Richard Lim presents a working paper on ‚Public Spectacles and Christianizing Urban Cultures in Late Antiquity‘

This Kolloquium text is part of an ongoing study of the transformations in public life in Roman metropolitan cities during Late Antiquity. The culture of public spectacles long continued to play a constitutive role in the cultural self-identities of the Roman urban populace despite Christianization and ecclesiastical condemnations. I show in this paper how the plebs urbana assumed participatory roles in making themselves ‘belongers’ in urban spaces by engaging with the culture of spectacles throughout the city notwithstanding their typical characterization as passive spectators in ancient and modern accounts.  I examine, in particular, the phenomenon of urban talk and related forms of sociability that came into being around the culture of Roman public spectacles even beyond the dedicated entertainment structures of the hippodrome, theatre and amphitheatre and explore how these persistent cultural forms shaped even the lives of urban Christians, a prime case in the reciprocal formation of religion and urbanity.

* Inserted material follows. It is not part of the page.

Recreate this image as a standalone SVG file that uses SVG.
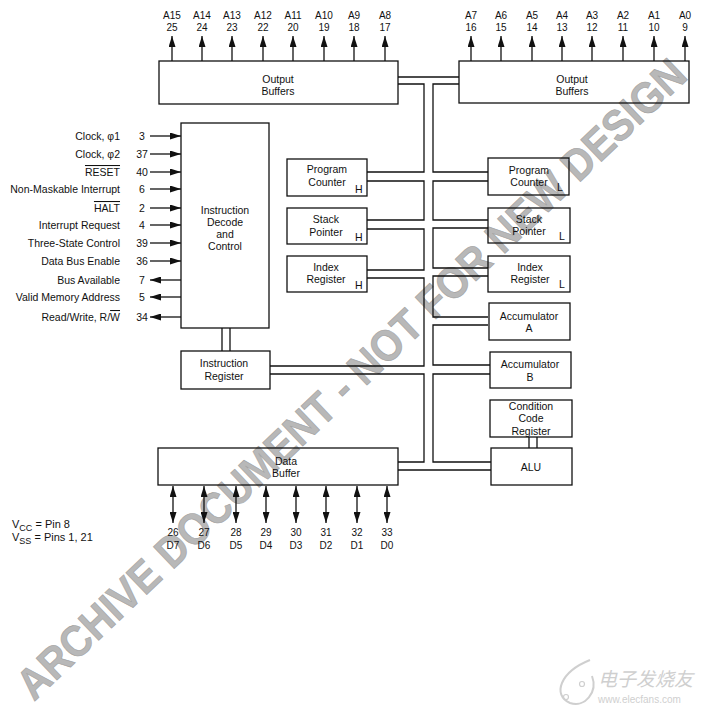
<svg xmlns="http://www.w3.org/2000/svg" width="707" height="712" viewBox="0 0 707 712">
<style>
text{font-family:"Liberation Sans",Arial,Helvetica,sans-serif;font-size:10.5px;fill:#111}
.c{text-anchor:middle}
.r{text-anchor:end}
.pin{font-size:10px}
.box{fill:none;stroke:#111;stroke-width:1.3}
.ln{fill:none;stroke:#111;stroke-width:1.3}
.wm{font-family:"Liberation Sans",Arial,sans-serif;font-weight:bold;font-size:44px;fill:#b8b8b8;stroke:#a0a0a0;stroke-width:0.6}
</style>
<defs>
<marker id="ah" viewBox="0 0 11 7" refX="11" refY="3.5" markerWidth="11" markerHeight="7" markerUnits="userSpaceOnUse" orient="auto-start-reverse"><path d="M0,0 L11,3.5 L0,7 z" fill="#111"/></marker>
</defs>
<rect width="707" height="712" fill="#fff"/>
<g id="watermark">
<text class="wm" transform="translate(34,702) rotate(-43.6)" textLength="905" lengthAdjust="spacingAndGlyphs">ARCHIVE DOCUMENT - NOT FOR NEW DESIGN</text>
</g>
<g id="logo">
<path d="M590,660 C560,672 552,695 570,703 C585,708 598,692 592,676" fill="none" stroke="#cfcfcf" stroke-width="2"/>
<circle cx="566" cy="697" r="2.5" fill="none" stroke="#cfcfcf" stroke-width="1.2"/>
<circle cx="582" cy="684" r="2.5" fill="none" stroke="#cfcfcf" stroke-width="1.2"/>
<text x="598" y="686" style="font-family:'Noto Sans CJK SC',sans-serif;font-size:19px;fill:#cfcfcf;font-style:italic">电子发烧友</text>
<text x="598" y="703" style="font-size:10px;fill:#cfcfcf">www.elecfans.com</text>
</g>

<g id="connectors">
<path class="ln" d="M398,77 H459"/>
<path class="ln" d="M398,84 H424 V172 H367"/>
<path class="ln" d="M367,181 H424 V220 H367"/>
<path class="ln" d="M367,229 H424 V270 H367"/>
<path class="ln" d="M367,278 H424 V366 H270"/>
<path class="ln" d="M270,374 H424 V462 H398"/>
<path class="ln" d="M459,84 H433 V172 H488"/>
<path class="ln" d="M488,181 H433 V220 H488"/>
<path class="ln" d="M488,228 H433 V268 H488"/>
<path class="ln" d="M488,276 H433 V317 H488"/>
<path class="ln" d="M488,325 H433 V365 H490"/>
<path class="ln" d="M490,374 H433 V462 H491"/>
<path class="ln" d="M398,470 H491"/>
<path class="ln" d="M529,437 V448 M537,437 V448"/>
<path class="ln" d="M222,328 V351 M230,328 V351"/>
<g class="ln" marker-end="url(#ah)">
<path d="M172,61 V36"/><path d="M202,61 V36"/><path d="M232,61 V36"/><path d="M263,61 V36"/>
<path d="M293,61 V36"/><path d="M324,61 V36"/><path d="M354,61 V36"/><path d="M385,61 V36"/>
<path d="M471,61 V36"/><path d="M501,61 V36"/><path d="M532,61 V36"/><path d="M562,61 V36"/>
<path d="M592,61 V36"/><path d="M623,61 V36"/><path d="M654,61 V36"/><path d="M685,61 V36"/>
</g>
<g class="ln" marker-end="url(#ah)">
<path d="M150,136 H181"/><path d="M150,154 H181"/><path d="M150,172 H181"/><path d="M150,189 H181"/>
<path d="M150,208 H181"/><path d="M150,225 H181"/><path d="M150,243 H181"/><path d="M150,261 H181"/>
</g>
<g class="ln" marker-end="url(#ah)">
<path d="M181,280 H150"/><path d="M181,297 H150"/><path d="M181,317 H150"/>
</g>
<g class="ln" marker-start="url(#ah)" marker-end="url(#ah)">
<path d="M173,486 V523"/><path d="M204,486 V523"/><path d="M236,486 V523"/><path d="M266,486 V523"/>
<path d="M296,486 V523"/><path d="M326,486 V523"/><path d="M357,486 V523"/><path d="M387,486 V523"/>
</g>
</g>

<g id="addr-labels">
<text class="c pin" x="172" y="19">A15</text><text class="c pin" x="172" y="31">25</text>
<text class="c pin" x="202" y="19">A14</text><text class="c pin" x="202" y="31">24</text>
<text class="c pin" x="232" y="19">A13</text><text class="c pin" x="232" y="31">23</text>
<text class="c pin" x="263" y="19">A12</text><text class="c pin" x="263" y="31">22</text>
<text class="c pin" x="293" y="19">A11</text><text class="c pin" x="293" y="31">20</text>
<text class="c pin" x="324" y="19">A10</text><text class="c pin" x="324" y="31">19</text>
<text class="c pin" x="354" y="19">A9</text><text class="c pin" x="354" y="31">18</text>
<text class="c pin" x="385" y="19">A8</text><text class="c pin" x="385" y="31">17</text>
<text class="c pin" x="471" y="19">A7</text><text class="c pin" x="471" y="31">16</text>
<text class="c pin" x="501" y="19">A6</text><text class="c pin" x="501" y="31">15</text>
<text class="c pin" x="532" y="19">A5</text><text class="c pin" x="532" y="31">14</text>
<text class="c pin" x="562" y="19">A4</text><text class="c pin" x="562" y="31">13</text>
<text class="c pin" x="592" y="19">A3</text><text class="c pin" x="592" y="31">12</text>
<text class="c pin" x="623" y="19">A2</text><text class="c pin" x="623" y="31">11</text>
<text class="c pin" x="654" y="19">A1</text><text class="c pin" x="654" y="31">10</text>
<text class="c pin" x="685" y="19">A0</text><text class="c pin" x="685" y="31">9</text>
</g>

<g id="ctrl-labels">
<text class="r" x="120" y="140">Clock, φ1</text><text class="c" x="142" y="140">3</text>
<text class="r" x="120" y="158">Clock, φ2</text><text class="c" x="142" y="158">37</text>
<text class="r" x="120" y="176"><tspan text-decoration="overline">RESET</tspan></text><text class="c" x="142" y="176">40</text>
<text class="r" x="120" y="193">Non-Maskable Interrupt</text><text class="c" x="142" y="193">6</text>
<text class="r" x="120" y="212"><tspan text-decoration="overline">HALT</tspan></text><text class="c" x="142" y="212">2</text>
<text class="r" x="120" y="229">Interrupt Request</text><text class="c" x="142" y="229">4</text>
<text class="r" x="120" y="247">Three-State Control</text><text class="c" x="142" y="247">39</text>
<text class="r" x="120" y="265">Data Bus Enable</text><text class="c" x="142" y="265">36</text>
<text class="r" x="120" y="284">Bus Available</text><text class="c" x="142" y="284">7</text>
<text class="r" x="120" y="301">Valid Memory Address</text><text class="c" x="142" y="301">5</text>
<text class="r" x="120" y="321">Read/Write, R/<tspan text-decoration="overline">W</tspan></text><text class="c" x="142" y="321">34</text>
</g>

<g id="output-buffers-hi"><rect class="box" x="159" y="61" width="239" height="43"/>
<text class="c" x="278" y="83">Output</text><text class="c" x="278" y="95">Buffers</text></g>
<g id="output-buffers-lo"><rect class="box" x="459" y="61" width="230" height="42"/>
<text class="c" x="572" y="83">Output</text><text class="c" x="572" y="95">Buffers</text></g>
<g id="instr-decode"><rect class="box" x="181" y="123" width="88" height="205"/>
<text class="c" x="225" y="214">Instruction</text><text class="c" x="225" y="226">Decode</text>
<text class="c" x="225" y="238">and</text><text class="c" x="225" y="250">Control</text></g>
<g id="instr-register"><rect class="box" x="181" y="351" width="89" height="38"/>
<text class="c" x="224" y="367">Instruction</text><text class="c" x="224" y="380">Register</text></g>
<g id="pc-h"><rect class="box" x="287" y="159" width="80" height="37"/>
<text class="c" x="327" y="173">Program</text><text class="c" x="327" y="186">Counter</text><text x="355" y="193">H</text></g>
<g id="sp-h"><rect class="box" x="287" y="208" width="80" height="36"/>
<text class="c" x="326" y="223">Stack</text><text class="c" x="326" y="236">Pointer</text><text x="355" y="241">H</text></g>
<g id="ix-h"><rect class="box" x="287" y="256" width="80" height="36"/>
<text class="c" x="326" y="271">Index</text><text class="c" x="326" y="283">Register</text><text x="355" y="289">H</text></g>
<g id="pc-l"><rect class="box" x="488" y="158" width="81" height="37"/>
<text class="c" x="529" y="174">Program</text><text class="c" x="529" y="186">Counter</text><text x="557" y="191">L</text></g>
<g id="sp-l"><rect class="box" x="488" y="208" width="82" height="35"/>
<text class="c" x="529" y="223">Stack</text><text class="c" x="529" y="235">Pointer</text><text x="559" y="240">L</text></g>
<g id="ix-l"><rect class="box" x="488" y="256" width="82" height="36"/>
<text class="c" x="530" y="271">Index</text><text class="c" x="530" y="283">Register</text><text x="559" y="288">L</text></g>
<g id="acc-a"><rect class="box" x="489" y="303" width="81" height="37"/>
<text class="c" x="529" y="320">Accumulator</text><text class="c" x="529" y="332">A</text></g>
<g id="acc-b"><rect class="box" x="490" y="352" width="81" height="36"/>
<text class="c" x="530" y="368">Accumulator</text><text class="c" x="530" y="381">B</text></g>
<g id="ccr"><rect class="box" x="490" y="400" width="82" height="37"/>
<text class="c" x="531" y="410">Condition</text><text class="c" x="531" y="422">Code</text><text class="c" x="531" y="435">Register</text></g>
<g id="alu"><rect class="box" x="491" y="448" width="81" height="37"/>
<text class="c" x="531" y="471">ALU</text></g>
<g id="data-buffer"><rect class="box" x="158" y="448" width="240" height="37"/>
<text class="c" x="286" y="465">Data</text><text class="c" x="286" y="477">Buffer</text></g>

<g id="data-labels">
<text class="c pin" x="173" y="536">26</text><text class="c pin" x="173" y="549">D7</text>
<text class="c pin" x="204" y="536">27</text><text class="c pin" x="204" y="549">D6</text>
<text class="c pin" x="236" y="536">28</text><text class="c pin" x="236" y="549">D5</text>
<text class="c pin" x="266" y="536">29</text><text class="c pin" x="266" y="549">D4</text>
<text class="c pin" x="296" y="536">30</text><text class="c pin" x="296" y="549">D3</text>
<text class="c pin" x="326" y="536">31</text><text class="c pin" x="326" y="549">D2</text>
<text class="c pin" x="357" y="536">32</text><text class="c pin" x="357" y="549">D1</text>
<text class="c pin" x="387" y="536">33</text><text class="c pin" x="387" y="549">D0</text>
</g>
<g id="power">
<text x="12" y="528" style="font-size:11px">V<tspan dy="3" style="font-size:9px">CC</tspan><tspan dy="-3"> = Pin 8</tspan></text>
<text x="12" y="541" style="font-size:11px">V<tspan dy="3" style="font-size:9px">SS</tspan><tspan dy="-3"> = Pins 1, 21</tspan></text>
</g>
</svg>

How ordinary Late Antique Christians came to regard themselves as at once sophisticated urban inhabitants, proud members of a Roman metropolis and, at least by their own lights, upstanding followers of Christ in the context of their interactions with this urban culture of public spectacles has important implications for the way we conceptualize the processes of Christianization, secularization, de-paganization and de/re-sacralization in Late Antiquity.